We should teach critical thinking skills; provide factual information and guidelines as needed; and teach right from wrong and equip our youth for proper decision-making.


That's almost reasoned enough to make sense - then he proceeds to demonstrate that it is in fact rooted in standard dogma about sexuality (which frankly seems to be more 'ostriching' than anything else):

A school-based approach to vaccination runs the risk of sending at least an implicit message that early sexual intercourse is allowed, as long as one uses "protection."


I cannot even begin to express how outrageously false this claim is. There isn't a shred of rational evidence to support the inference made. It also vastly underestimates how much knowledge and awareness that youth have about sexuality. (It wasn't hard to get when I grew up - and that was long before the easy availability of the Internet)

The "popular" wisdom these days insists that because we can't stop our children from engaging in pre-marital sex, and because such sex can be dangerous and have bad effects, we should do everything we can to protect our youngsters by vaccinating them against the HPV virus.


Well, Bishop, I'd like for you to reflect upon 2,000 odd years of Church history - and then demonstrate to me how the Church's anti-sex dogma has changed a thing in terms of the activities of youth. There's a small, not so trivial aspect of this picture that you are overlooking - namely the impact of those initial flushes of hormones that are manifest at puberty. Teenagers aren't terribly rational creatures at the best of times, and they are infinitely curious about everything - in particular the bodies of those that they have just discovered to be interesting. This hasn't changed since humankind hid in caves, and I don't exactly expect it to change based on the moralizing idiocy that comes from the pulpit.

Respecting the God-given designs for our sexuality and struggling towards sexual self-mastery is one of the great challenges of our age, and probably of every age. Arguments in favour of widespread availability of the HPV vaccine are emblematic of a collective loss of nerve in the face of powerful libertine pressures within our culture.


Would this be the same "God-given designs" that treat women as property? That blame women for being 'barren' when the husband is firing blanks?

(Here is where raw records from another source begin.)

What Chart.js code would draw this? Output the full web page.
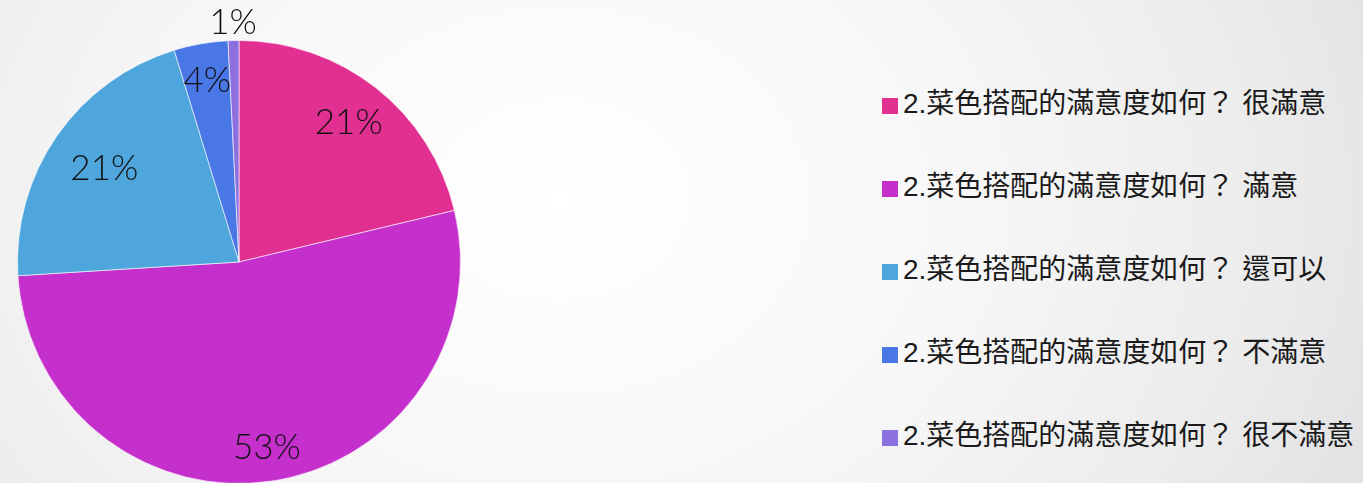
<!DOCTYPE html>
<html>
<head>
<meta charset="utf-8">
<script src="https://cdn.jsdelivr.net/npm/chart.js@4/dist/chart.umd.min.js"></script>
<style>
    html, body {
        margin: 0;
        padding: 0;
        width: 1363px;
        height: 483px;
        overflow: hidden;
    }
    body {
        position: relative;
        background: radial-gradient(ellipse 900px 700px at 560px 200px, #ffffff 0%, #f7f7f8 45%, #ebebec 80%, #e1e1e3 100%);
    }
    #pie-wrap {
        position: absolute;
        left: 0;
        top: 0;
        width: 478px;
        height: 524px;
    }
    #legend {
        position: absolute;
        left: 882px;
        top: 104px;
        margin: 0;
        padding: 0;
        list-style: none;
        font-family: 'Liberation Sans', 'Noto Sans CJK TC', sans-serif;
        font-size: 28px;
        color: #1a1a1a;
    }
    #legend li {
        position: absolute;
        left: 0;
        height: 30px;
        line-height: 30px;
        white-space: nowrap;
        transform: translateY(-50%);
    }
    #legend .box {
        display: inline-block;
        width: 16px;
        height: 16px;
        margin-right: 5px;
        vertical-align: -1px;
    }
</style>
</head>
<body>
<div id="pie-wrap"><canvas id="chart"></canvas></div>
<ul id="legend"></ul>
<script>
    /* Values */
    const categories = [
        '2.菜色搭配的滿意度如何？ 很滿意',
        '2.菜色搭配的滿意度如何？ 滿意',
        '2.菜色搭配的滿意度如何？ 還可以',
        '2.菜色搭配的滿意度如何？ 不滿意',
        '2.菜色搭配的滿意度如何？ 很不滿意',
    ];
    const counts = [27, 67, 27, 5, 1];

    const sliceColors = ['#e22f92', '#c52fcc', '#4fa6dc', '#4a77e6', '#8d70e0'];

    // how far out each percent label sits (share of radius)
    const labelDist = [0.8, 0.85, 0.74, 0.83, 1.08];

    const total = counts.reduce((a, b) => a + b, 0);

    // Draw rounded percentages on the slices
    const percentLabels = {
        id: 'percentLabels',
        afterDatasetsDraw(chart) {
            const ctx = chart.ctx;
            const meta = chart.getDatasetMeta(0);
            ctx.save();
            ctx.font = '300 35px Lato, "Open Sans", sans-serif';
            ctx.fillStyle = '#111111';
            ctx.textAlign = 'center';
            ctx.textBaseline = 'middle';
            meta.data.forEach((arc, i) => {
                const p = arc.getProps(['x', 'y', 'startAngle', 'endAngle', 'outerRadius'], true);
                const mid = (p.startAngle + p.endAngle) / 2;
                const r = p.outerRadius * labelDist[i];
                const pct = Math.round(counts[i] / total * 100) + '%';
                ctx.fillText(pct, p.x + Math.cos(mid) * r, p.y + Math.sin(mid) * r);
            });
            ctx.restore();
        },
    };

    const chart = new Chart(document.getElementById('chart'), {
        type: 'pie',
        data: {
            labels: categories,
            datasets: [{
                data: counts,
                backgroundColor: sliceColors,
                borderColor: 'rgba(255,255,255,0.6)',
                borderWidth: 1,
            }],
        },
        options: {
            responsive: true,
            maintainAspectRatio: false,
            animation: false,
            events: [],
            layout: {
                padding: { left: 17, right: 17, top: 40, bottom: 40 },
            },
            plugins: {
                legend: { display: false },
                tooltip: { enabled: false },
            },
        },
        plugins: [percentLabels],
    });

    // HTML legend built from the chart's own legend items
    const legendEl = document.getElementById('legend');
    chart.options.plugins.legend.labels.generateLabels(chart).forEach((item, i) => {
        const li = document.createElement('li');
        li.style.top = (i * 83) + 'px';
        const box = document.createElement('span');
        box.className = 'box';
        box.style.background = item.fillStyle;
        li.appendChild(box);
        li.appendChild(document.createTextNode(item.text));
        legendEl.appendChild(li);
    });
</script>
</body>
</html>
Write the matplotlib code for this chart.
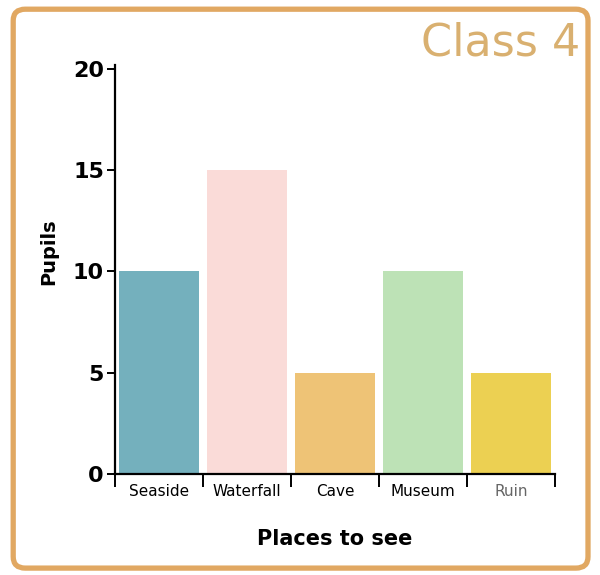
import matplotlib
matplotlib.use('Agg')
import matplotlib.pyplot as plt
from matplotlib.patches import FancyBboxPatch

# Data
places = ["Seaside", "Waterfall", "Cave", "Museum", "Ruin"]
pupils = [10, 15, 5, 10, 5]
bar_colors = ["#74b0bd", "#fadbd8", "#eec376", "#bde2b6", "#ecd052"]
y_ticks = [0, 5, 10, 15, 20]

fig = plt.figure(figsize=(6, 5.75), dpi=100)
fig.patch.set_facecolor("white")

# Orange rounded frame around the whole card
frame = FancyBboxPatch((0.022, 0.012), 0.958, 0.972,
                       boxstyle="round,pad=0,rounding_size=0.02",
                       transform=fig.transFigure, facecolor="none",
                       edgecolor="#e1a862", linewidth=3.8, zorder=5)
fig.patches.append(frame)

ax = fig.add_axes([0.1917, 0.1757, 0.7333, 0.7043])
ax.set_facecolor("none")

x = range(len(places))
ax.bar(x, pupils, width=0.9, color=bar_colors, zorder=2)

ax.set_xlim(-0.5, 4.5)
ax.set_ylim(0, 20)

for side in ["top", "right"]:
    ax.spines[side].set_visible(False)
ax.spines["left"].set_linewidth(1.6)
ax.spines["bottom"].set_linewidth(1.6)
ax.spines["left"].set_zorder(3)
ax.spines["bottom"].set_zorder(3)
ax.spines["left"].set_bounds(0, 20.2)

ax.set_yticks(y_ticks)
ax.set_yticklabels([str(v) for v in y_ticks], fontsize=16, fontweight="bold")
ax.tick_params(axis="y", length=6, width=1.4, pad=2)

# category labels in the middle, ticks at the boundaries
ax.set_xticks(list(x))
ax.set_xticklabels(places, fontsize=11)
ax.tick_params(axis="x", which="major", length=0, pad=7)
ax.set_xticks([i - 0.5 for i in range(len(places) + 1)], minor=True)
ax.tick_params(axis="x", which="minor", direction="out", length=9, width=1.4)
ax.get_xticklabels()[-1].set_color("#666666")

ax.set_xlabel("Places to see", fontsize=15, fontweight="bold")
ax.xaxis.set_label_coords(0.5, -0.135)
ax.set_ylabel("Pupils", fontsize=14, fontweight="bold")
ax.yaxis.set_label_coords(-0.13, 0.55)

fig.text(0.967, 0.925, "Class 4", ha="right", va="center",
         fontsize=32, color="#d9b070")

fig.savefig("out.png", dpi=100)
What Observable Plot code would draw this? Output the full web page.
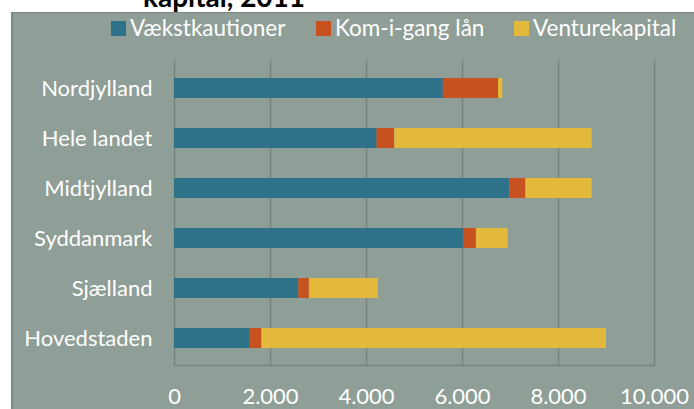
<!DOCTYPE html>
<html>
<head>
<meta charset="utf-8">
<script src="https://cdn.jsdelivr.net/npm/d3@7"></script>
<script src="https://cdn.jsdelivr.net/npm/@observablehq/plot@0.6"></script>
<style>
  html, body { margin: 0; padding: 0; background: #ffffff; }
  #wrap { position: relative; width: 694px; height: 409px; overflow: hidden; font-family: Lato, "Open Sans", sans-serif; }
  #title { position: absolute; left: 143px; top: -18px; font-size: 28px; font-weight: bold; color: #000; white-space: nowrap; z-index: 0; font-family: Lato, sans-serif; line-height: 28px; }
  #panel { position: absolute; left: 11px; top: 12px; width: 690px; height: 400px; background: #8f9e96; border-left: 2px solid #7c8781; border-top: 1px solid #7c8781; z-index: 1; }
  #legend { position: absolute; top: 15px; left: 111px; z-index: 3; color: #ffffff; font-size: 22.5px; }
  #legend .item { display: flex; align-items: center; position: absolute; top: 0; white-space: nowrap; height: 26px; line-height: 26px; }
  #legend .sw { width: 15px; height: 15px; margin-right: 4px; }
  #chart { position: absolute; left: 0; top: 0; z-index: 2; }
</style>
</head>
<body>
<div id="wrap">
  <div id="title">kapital, 2011</div>
  <div id="panel"></div>
  <div id="legend"></div>
  <div id="chart"></div>
</div>
<script>
const regions = ["Nordjylland", "Hele landet", "Midtjylland", "Syddanmark", "Sjælland", "Hovedstaden"];
const series = ["Vækstkautioner", "Kom-i-gang lån", "Venturekapital"];
const colors = ["#2e728a", "#c8521f", "#e3b93c"];
const vaekst = [5600, 4220, 6990, 6020, 2590, 1580];
const komigang = [1150, 370, 330, 270, 220, 240];
const venture = [90, 4110, 1380, 660, 1440, 7180];
const xTicks = [0, 2000, 4000, 6000, 8000, 10000];

const values = [vaekst, komigang, venture];
const data = [];
regions.forEach((r, i) => {
  series.forEach((s, j) => data.push({region: r, series: s, value: values[j][i]}));
});

// legend
const legendOffsets = [0, 205, 403];
const legend = document.getElementById("legend");
series.forEach((s, j) => {
  const it = document.createElement("div");
  it.className = "item";
  it.style.left = legendOffsets[j] + "px";
  const sw = document.createElement("span");
  sw.className = "sw";
  sw.style.background = colors[j];
  const tx = document.createElement("span");
  tx.textContent = s;
  it.appendChild(sw); it.appendChild(tx);
  legend.appendChild(it);
});

const fmt = d => d3.format(",")(d).replace(/,/g, ".");

const chart = Plot.plot({
  width: 694,
  height: 409,
  marginLeft: 174,
  marginRight: 40,
  marginTop: 60,
  marginBottom: 44,
  style: { background: "transparent", fontFamily: "Lato, sans-serif", fontSize: "22px", color: "#ffffff" },
  x: { domain: [0, 10000], ticks: xTicks, tickFormat: fmt, label: null },
  y: { domain: regions, paddingInner: 0.6, paddingOuter: 0.3, label: null },
  color: { domain: series, range: colors },
  marks: [
    Plot.gridX(xTicks, { stroke: "#7b827e", strokeOpacity: 1, strokeWidth: 1.5 }),
    Plot.frame({ anchor: "bottom", stroke: "#7b827e", strokeWidth: 1.5 }),
    Plot.barX(data, Plot.stackX({ x: "value", y: "region", fill: "series", order: series })),
    Plot.axisX(xTicks, { tickSize: 0, tickPadding: 23, tickFormat: fmt, fill: "#ffffff", fontSize: 22, label: null }),
    Plot.axisY({ tickSize: 0, tickPadding: 22, fill: "#ffffff", fontSize: 22, label: null })
  ]
});
document.getElementById("chart").appendChild(chart);
</script>
</body>
</html>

The same designs that blame women for being unfaithful to their husbands, but celebrate the man who has multiple wives?

Making the HPV vaccine available has nothing to do with a loss of nerve, rather it has to do with a recognition that if we can do something to prevent a cancer that can kill, that just maybe it's worth doing - because we care about our daughters too.

It infuriates me to no end that the churches insist on attempting to regulate people's sexuality - and do so in a manner that not only suppresses information, but ultimately makes it harder, not easier, for people to deal with not only their sexuality, but the consequences of being a sexual human being. Abstinence only works on paper - as a convenient way of shaming people for doing what comes most naturally to every species of life on this planet. For an idea about just how ultimately ineffective abstinence programs are, consider this essay - which points out, more or less that such programs do little, if anything ultimately to curb teenage hormones and curiousity - and worse, can arguably be accused of contributing to not only higher rates of teen pregnancy and the increased transmission of STIs. No matter how I slice it, the biblical reality cheque just bounced.

1 comment:

quixote said...

A school-based approach to driver's education runs the risk of sending at least an implicit message that driving without a license is allowed, as long as one uses "seat belts".

Not quite a perfect analogy, but close enough for government work.